Make it nice and people will come Ray. People will come (or cum depending how you see it).
 
I can see the argument against many of our cities vs. their suburbs or even exurbs, particularly the ones that developed/expanded in the last 75 years. There's really no purpose to them - Kansas City, Houston, Atlanta, Nashville, Tampa, Charlotte, Denver, San Diego, etc. They are essentially suburbs with small inaccessible centers.

Our older cities had it figured out 75 years ago and have spent the better part of it reorganizing and redeveloping from deindustrialization, suburban flight, and concentrated poverty. Some are further along than others. Those were, are, and will again be the centers of art, culture, wealth, opportunities, etc. because they were designed to stand independently. Suburbs, exurbs, and rural areas are just leaches attached to them.
 
I would prefer to life in the country. The only issue that the wife and I are facing is the difference In restaurant quality. Ft. Lauderdale be rural iowa.

The older I get the more that the city just annoys me.
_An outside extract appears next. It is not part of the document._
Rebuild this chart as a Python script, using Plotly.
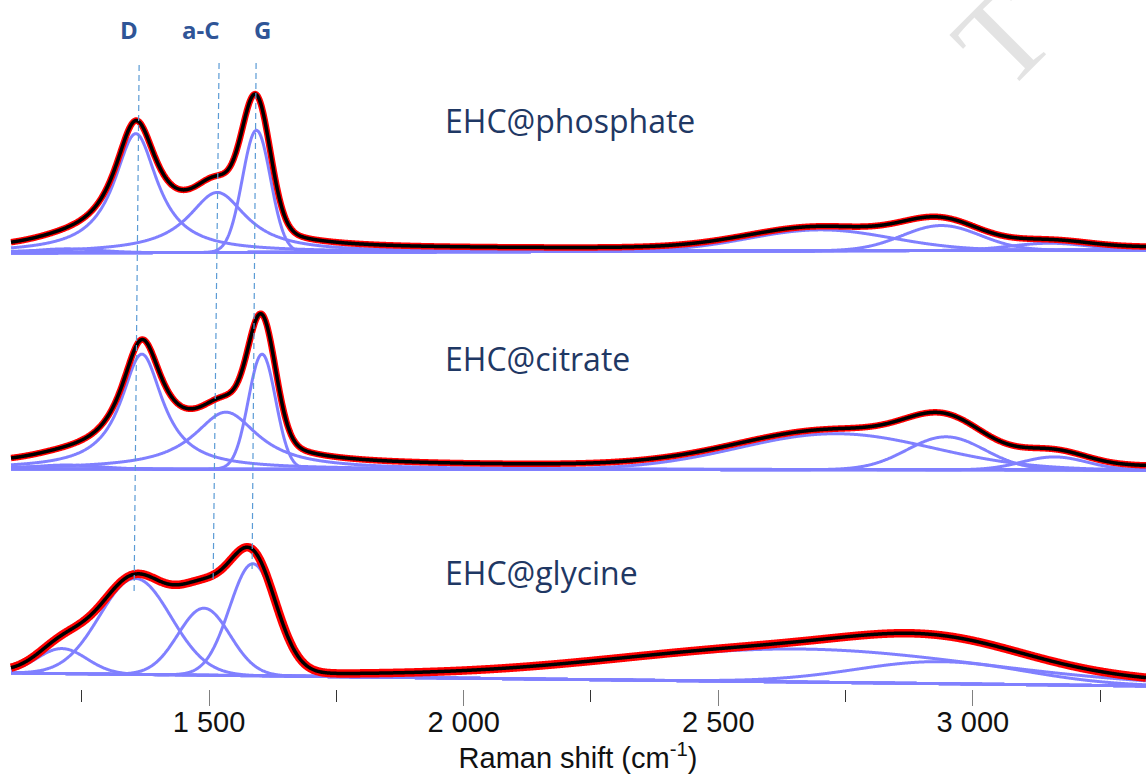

Traffic…but cell phones in traffic and the morons that are oblivious to the folks around them
 
Would probably be worth doing a pilot study of a similar program here in the USA, but I'm sure it would be labeled "socialism" by the mouthbreathers in Congress and never go anywhere.

I wonder, though, if individual state governments might consider it in some form.

As long as the jobs stay in the big cities, people are going to be reluctant to move. Many people live in the cities because they don't want the awful commutes into work every day.

If the government is serious about redistributing populations, then they need to get the jobs to move to the rural areas. People will follow the work.